Redshift struggled to execute queries and refresh cluster nodes. IAM integrations failed, and EC2 dependency meant some clusters got stuck in limbo.
Even the AWS Management Console couldn't escape the chaos. IAM users trying to log in hit authentication errors. In some cases, entire federated login workflows went dark.
## So What's AWS Doing About It?
To their credit, AWS didn't mince words. They acknowledged the outage, detailed the root causes, and laid out the roadmap for preventing it from happening again.
Here's what's changing:
DynamoDB's DNS automation is disabled worldwide until the race condition is patched and new safeguards are in place.
The DNS Enactor will get better protections to prevent overwriting valid plans with old ones.
NLB will implement "velocity control"—basically a way to limit how quickly it pulls capacity during health check failures.
EC2's DWFM will go through heavier stress testing and improved queue throttling logic.
That said, fixing automation problems is like patching the ship while you're sailing it. AWS is playing a delicate game of not just plugging holes, but reshaping how these foundational services talk to each other at scale.
## The Bigger Picture
If this outage taught us anything, it's that the cloud isn't some abstract invincible force. It's a complex orchestra of automated systems, and even the smallest discordant note—a race condition in a DNS enactor—can throw the whole thing into disarray.
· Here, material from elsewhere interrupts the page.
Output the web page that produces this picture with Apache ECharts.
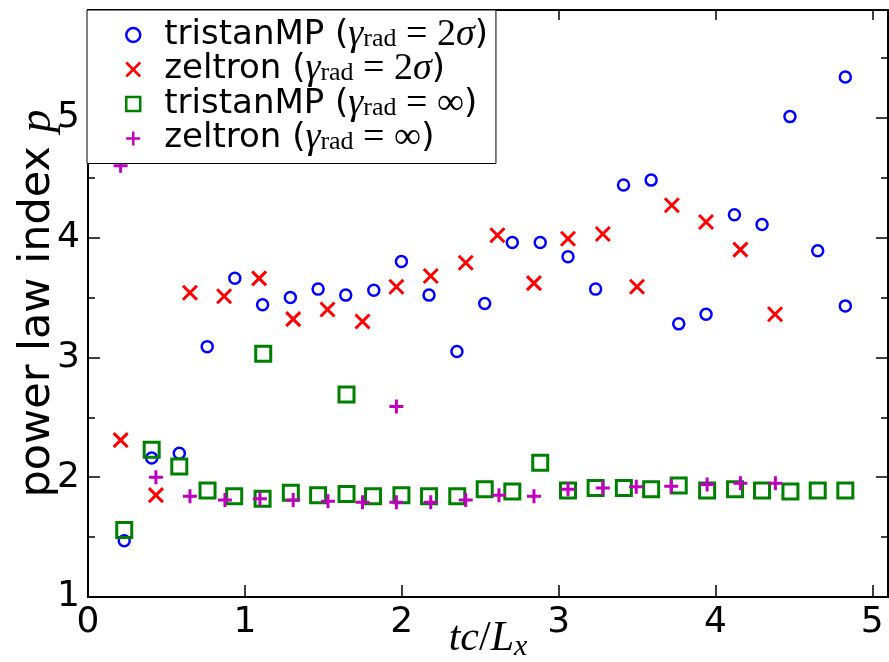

For developers and businesses, this incident is a stark reminder: don't just design for uptime, design for failure. Redundancy across regions. Graceful fallbacks. And, when possible, human-in-the-loop mechanisms that can override automation when things go sideways.
AWS's N. Virginia outage wasn't the biggest cloud incident in history—but it was a revealing one. It showed how tightly coupled everything in modern cloud infrastructure has become. It exposed the trade-offs of automation. And it made clear that even the most resilient systems can have blind spots.
As for AWS, they've got their work cut out for them. The cloud's future still rests on their shoulders—but for a few hours in October, those shoulders got a little shaky.